Enter Nick Clegg, leader of the Liberal Democrats. Who shook everyone up a Whole Lot by appearing on the first Leaders’ Debate with Gordon Brown and Tory leader David Cameron, and sucker punching both of them to such an extent that the whole country (including me) sat up on their sofas and said, “Jesus, who is this guy? He… he’s… really good!” (And every heterosexual woman who saw it felt a stirring in her loins and said to herself: “I can’t say this out loud, but I SO WOULD.”)
So Mumsnet (the biggest wimmin’s website in the country) is showing Lib Dems with an overall majority, the polls are telling us we’ll have a hung parliament, Gordy is on the ropes but hanging on gamely, and the exfoliated, coached-to-within-an-inch-of-his-life-so-he-doesn’t-look-like-a-toff Cameron is realising that his plan to appear “in touch with the people” has been totally bazookaed by someone who actually IS in touch with the people. It’s better than the Olympics. I’m glued to television, radio, print and digital media election coverage all day long.
I’m not registered to vote here because of a series of complications- apparently I could have, but presumed I couldn’t, so didn’t look into registering until it was too late. Anyway, I don’t know if it’s very fair of me to vote when I’m only a wet week in the place. (Though I have discovered that as an Irish person I have the automatic right to vote in UK elections, which even strikes me as a bit much.)
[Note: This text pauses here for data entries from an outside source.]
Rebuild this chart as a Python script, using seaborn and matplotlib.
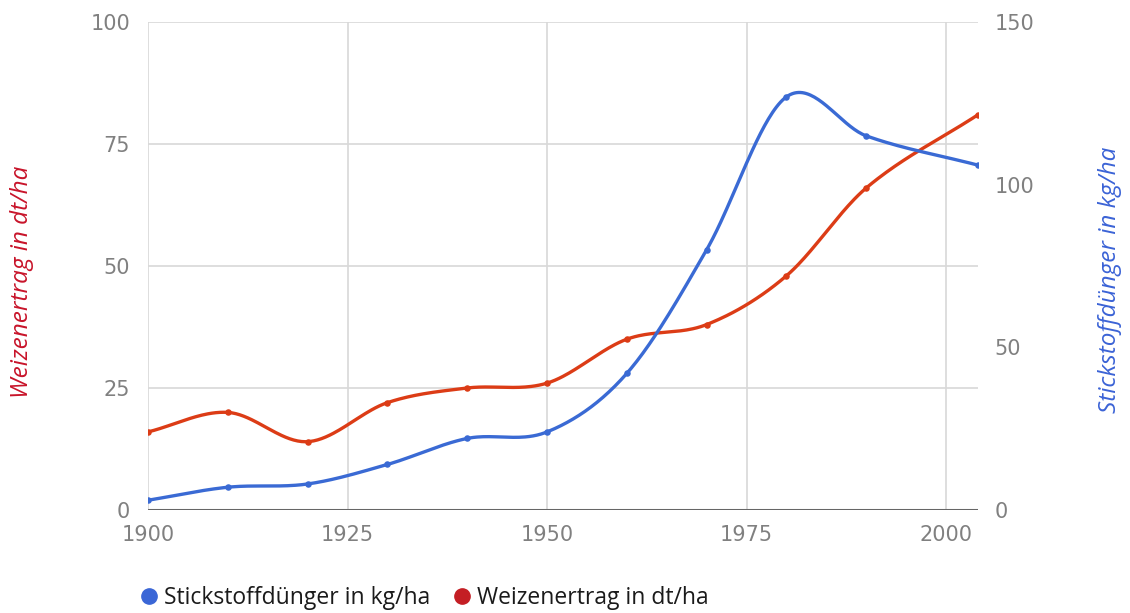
import numpy as np
import pandas as pd
import matplotlib
matplotlib.use("Agg")
import matplotlib.pyplot as plt
from matplotlib.lines import Line2D
import seaborn as sns

# Jahre der Messpunkte
years = [1900, 1910, 1920, 1930, 1940, 1950, 1960, 1970, 1980, 1990, 2004]
# Weizenertrag in dt/ha (linke Achse)
weizen = [16, 20, 14, 22, 25, 26, 35, 38, 48, 66, 81]
# Stickstoffdünger in kg/ha (rechte Achse)
stickstoff = [3, 7, 8, 14, 22, 24, 42, 80, 127, 115, 106]

left_ticks = [0, 25, 50, 75, 100]
right_ticks = [0, 50, 100, 150]
x_ticks = [1900, 1925, 1950, 1975, 2000]

RED_LINE = "#dc3c16"
BLUE_LINE = "#3a6ad4"
RED_TEXT = "#c8142a"
BLUE_TEXT = "#3b63d6"
GRID = "#d8d8d8"
TICK = "#808080"


def smooth(xs, ys, n=40):
    """Cubic Hermite curve through the points (Catmull-Rom tangents)."""
    xs = np.asarray(xs, float)
    ys = np.asarray(ys, float)
    m = np.empty_like(ys)
    m[0] = (ys[1] - ys[0]) / (xs[1] - xs[0])
    m[-1] = (ys[-1] - ys[-2]) / (xs[-1] - xs[-2])
    m[1:-1] = (ys[2:] - ys[:-2]) / (xs[2:] - xs[:-2])
    out_x, out_y = [], []
    for i in range(len(xs) - 1):
        h = xs[i + 1] - xs[i]
        t = np.linspace(0, 1, n, endpoint=(i == len(xs) - 2))
        h00 = 2 * t**3 - 3 * t**2 + 1
        h10 = t**3 - 2 * t**2 + t
        h01 = -2 * t**3 + 3 * t**2
        h11 = t**3 - t**2
        out_x.append(xs[i] + t * h)
        out_y.append(h00 * ys[i] + h10 * h * m[i] + h01 * ys[i + 1] + h11 * h * m[i + 1])
    return np.concatenate(out_x), np.concatenate(out_y)


sns.set_theme(style="white")
plt.rcParams["font.family"] = ["Open Sans", "DejaVu Sans"]

fig = plt.figure(figsize=(11.3, 6.13), dpi=100)
ax = fig.add_axes([148 / 1130, 1 - 510 / 613, (978 - 148) / 1130, (510 - 22) / 613])
ax2 = ax.twinx()
ax2.patch.set_visible(False)

# Weizenertrag (links)
wx, wy = smooth(years, weizen)
sns.lineplot(x=wx, y=wy, ax=ax, color=RED_LINE, linewidth=2.4, sort=False, zorder=4)
sns.scatterplot(x=years, y=weizen, ax=ax, color=RED_LINE, s=22, linewidth=0, zorder=5)

# Stickstoffdünger (rechts)
sx, sy = smooth(years, stickstoff)
sns.lineplot(x=sx, y=sy, ax=ax2, color=BLUE_LINE, linewidth=2.4, sort=False, zorder=4)
sns.scatterplot(x=years, y=stickstoff, ax=ax2, color=BLUE_LINE, s=22, linewidth=0, zorder=5)

ax.set_xlim(1900, 2004)
ax.set_ylim(0, 100)
ax2.set_ylim(0, 150)

ax.set_xticks(x_ticks)
ax.set_yticks(left_ticks)
ax2.set_yticks(right_ticks)

ax.grid(True, color=GRID, linewidth=1.2)
ax2.grid(False)
ax.set_axisbelow(True)
for a in (ax, ax2):
    for s in a.spines.values():
        s.set_visible(False)
ax.axhline(0, color="#666666", linewidth=2.2, zorder=3)

ax.tick_params(axis="x", length=0, pad=11)
ax.tick_params(axis="y", length=0, pad=13)
ax2.tick_params(axis="y", length=0, pad=12)
for lab in ax.get_xticklabels() + ax.get_yticklabels() + ax2.get_yticklabels():
    lab.set_fontfamily("DejaVu Sans")
    lab.set_fontsize(15)
    lab.set_color(TICK)

ax.set_xlabel("")
ax.set_ylabel("")
ax2.set_ylabel("")
fig.text(22 / 1130, 1 - 282 / 613, "Weizenertrag in dt/ha", rotation=90,
         ha="center", va="center", color=RED_TEXT, fontsize=17.5, style="italic")
fig.text(1110 / 1130, 1 - 280 / 613, "Stickstoffdünger in kg/ha", rotation=90,
         ha="center", va="center", color=BLUE_TEXT, fontsize=17.5, style="italic")

handles = [
    Line2D([], [], marker="o", linestyle="", markersize=11, color="#3a66d6"),
    Line2D([], [], marker="o", linestyle="", markersize=11, color="#c41e24"),
]
fig.legend(handles, ["Stickstoffdünger in kg/ha", "Weizenertrag in dt/ha"],
           loc="center left", bbox_to_anchor=(126 / 1130, 1 - 598 / 613), ncol=2,
           frameon=False, fontsize=16.5, handletextpad=0.15, columnspacing=0.9,
           labelcolor="#1a1a1a", borderpad=0, handlelength=1.0)

fig.savefig("out.png", dpi=100, facecolor="white")
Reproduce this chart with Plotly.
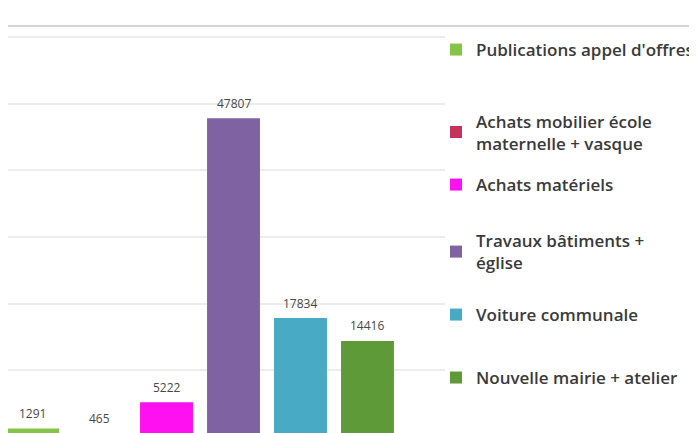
import plotly.graph_objects as go

categories = [
    "Publications appel d'offres",
    "Achats mobilier école<br>maternelle + vasque",
    "Achats matériels",
    "Travaux bâtiments +<br>église",
    "Voiture communale",
    "Nouvelle mairie + atelier",
]
values = [1291, 465, 5222, 47807, 17834, 14416]
colors = ["#86C447", "#C4345A", "#FF10F0", "#7E62A1", "#48AAC4", "#5E9A38"]
legend_y = [0.9627, 0.7575, 0.6269, 0.4602, 0.3035, 0.1468]

# page body has an 8px margin, so figure coordinates are page coordinates - 8
W, H = 697, 433
L, R, T, B = 0, 260, 27, 4
pw = W - L - R
ph = H - T - B

fig = go.Figure()
legend_names = ["legend"] + [f"legend{i}" for i in range(2, 7)]
for i, (name, val, col) in enumerate(zip(categories, values, colors)):
    fig.add_trace(go.Bar(
        x=[i], y=[val], name=name, marker_color=col, marker_line_width=0,
        width=0.79, legend=legend_names[i], showlegend=True,
        hoverinfo="name+y",
    ))
    fig.add_annotation(x=i, y=val, text=str(val), showarrow=False,
                       yshift=15, yanchor="middle", xanchor="center",
                       font=dict(family="Open Sans", size=12, color="#484848"))

leg_x = (428 - L) / pw
layout_legends = {}
for i, ln in enumerate(legend_names):
    layout_legends[ln] = dict(
        x=leg_x, y=legend_y[i], xanchor="left", yanchor="middle",
        bgcolor="rgba(0,0,0,0)", borderwidth=0, itemwidth=30,
        font=dict(family="Open Sans", size=17, color="#3a3a3a", weight=600),
    )

fig.update_layout(
    width=W, height=H,
    margin=dict(l=L, r=R, t=T, b=B, pad=0),
    paper_bgcolor="white", plot_bgcolor="white",
    barmode="overlay",
    showlegend=True,
    xaxis=dict(range=[-0.366, 6.157], showticklabels=False, showgrid=False,
               zeroline=False, showline=False, ticks=""),
    yaxis=dict(range=[0, 60300], tick0=0, dtick=10000, showticklabels=False,
               showgrid=True, gridcolor="#ececec", gridwidth=2,
               zeroline=False, showline=False, ticks=""),
    shapes=[dict(type="line", xref="paper", yref="paper",
                 x0=0, x1=(W - L) / pw, y0=(H - B - 18) / ph, y1=(H - B - 18) / ph,
                 line=dict(color="#d4d4d4", width=2))],
    **layout_legends,
)

fig.write_html("out.html")
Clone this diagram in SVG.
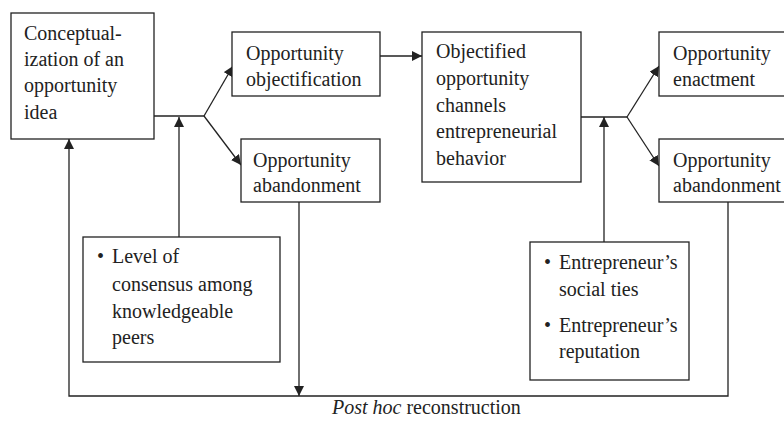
<svg xmlns="http://www.w3.org/2000/svg" width="784" height="422" viewBox="0 0 784 422">
<defs>
<style>
.box{fill:#fff;stroke:#222;stroke-width:1.3}
.t{font-family:"Liberation Serif","Times New Roman",serif;font-size:20px;fill:#222}
.ln{fill:none;stroke:#222;stroke-width:1.3}
</style>
<marker id="ah" viewBox="0 0 10 10" refX="10" refY="5" markerWidth="10" markerHeight="10" markerUnits="userSpaceOnUse" orient="auto">
<path d="M0,0 L10,5 L0,10 z" fill="#222"/>
</marker>
</defs>
<rect width="784" height="422" fill="#fff"/>
<g id="connectors">
<polyline class="ln" points="154,116 204,116"/>
<line class="ln" x1="204" y1="116" x2="233" y2="66" marker-end="url(#ah)"/>
<line class="ln" x1="204" y1="116" x2="241" y2="165" marker-end="url(#ah)"/>
<line class="ln" x1="179" y1="237" x2="179" y2="117" marker-end="url(#ah)"/>
<line class="ln" x1="380" y1="56" x2="422" y2="56" marker-end="url(#ah)"/>
<polyline class="ln" points="581,117 627,117"/>
<line class="ln" x1="627" y1="117" x2="659" y2="66" marker-end="url(#ah)"/>
<line class="ln" x1="627" y1="117" x2="659" y2="166" marker-end="url(#ah)"/>
<line class="ln" x1="604" y1="242" x2="604" y2="117" marker-end="url(#ah)"/>
<line class="ln" x1="299" y1="202" x2="299" y2="396" marker-end="url(#ah)"/>
<polyline class="ln" points="728,202 728,396 69,396 69,139" marker-end="url(#ah)"/>
</g>
<g id="conceptualization">
<rect class="box" x="11" y="13" width="143" height="126"/>
<text class="t" x="24" y="40">Conceptual-</text>
<text class="t" x="24" y="66">ization of an</text>
<text class="t" x="24" y="92">opportunity</text>
<text class="t" x="24" y="119">idea</text>
</g>
<g id="objectification">
<rect class="box" x="232" y="32" width="148" height="64"/>
<text class="t" x="246" y="60">Opportunity</text>
<text class="t" x="246" y="86">objectification</text>
</g>
<g id="abandonment1">
<rect class="box" x="241" y="139" width="139" height="63"/>
<text class="t" x="253" y="167">Opportunity</text>
<text class="t" x="253" y="192">abandonment</text>
</g>
<g id="consensus">
<rect class="box" x="83" y="237" width="197" height="125"/>
<text class="t" x="97" y="263">•</text>
<text class="t" x="112" y="263">Level of</text>
<text class="t" x="112" y="291">consensus among</text>
<text class="t" x="112" y="318">knowledgeable</text>
<text class="t" x="112" y="344">peers</text>
</g>
<g id="objectified">
<rect class="box" x="422" y="32" width="159" height="150"/>
<text class="t" x="436" y="58">Objectified</text>
<text class="t" x="436" y="85">opportunity</text>
<text class="t" x="436" y="112">channels</text>
<text class="t" x="436" y="138">entrepreneurial</text>
<text class="t" x="436" y="165">behavior</text>
</g>
<g id="enactment">
<rect class="box" x="659" y="32" width="130" height="64"/>
<text class="t" x="673" y="60">Opportunity</text>
<text class="t" x="673" y="86">enactment</text>
</g>
<g id="abandonment2">
<rect class="box" x="659" y="139" width="130" height="63"/>
<text class="t" x="673" y="167">Opportunity</text>
<text class="t" x="673" y="192">abandonment</text>
</g>
<g id="entrepreneur">
<rect class="box" x="530" y="242" width="159" height="138"/>
<text class="t" x="544" y="269">•</text>
<text class="t" x="559" y="269">Entrepreneur’s</text>
<text class="t" x="559" y="296">social ties</text>
<text class="t" x="544" y="332">•</text>
<text class="t" x="559" y="332">Entrepreneur’s</text>
<text class="t" x="559" y="358">reputation</text>
</g>
<g id="label">
<text class="t" x="332" y="414"><tspan font-style="italic">Post hoc</tspan> reconstruction</text>
</g>
</svg>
In a way, I’m glad I don’t have the decision to make. I really do think Gordon Brown’s a good man with strong morals and a great work ethic, who has worked hard and used his fine brain for the benefit of his country. He’s not to blame for his sociopath predecessor’s war in Iraq, nor for a load of rogue bankers playing tiddlywinks with the planet’s fortunes…
But then there’s Nick Clegg. And I SO WOULD.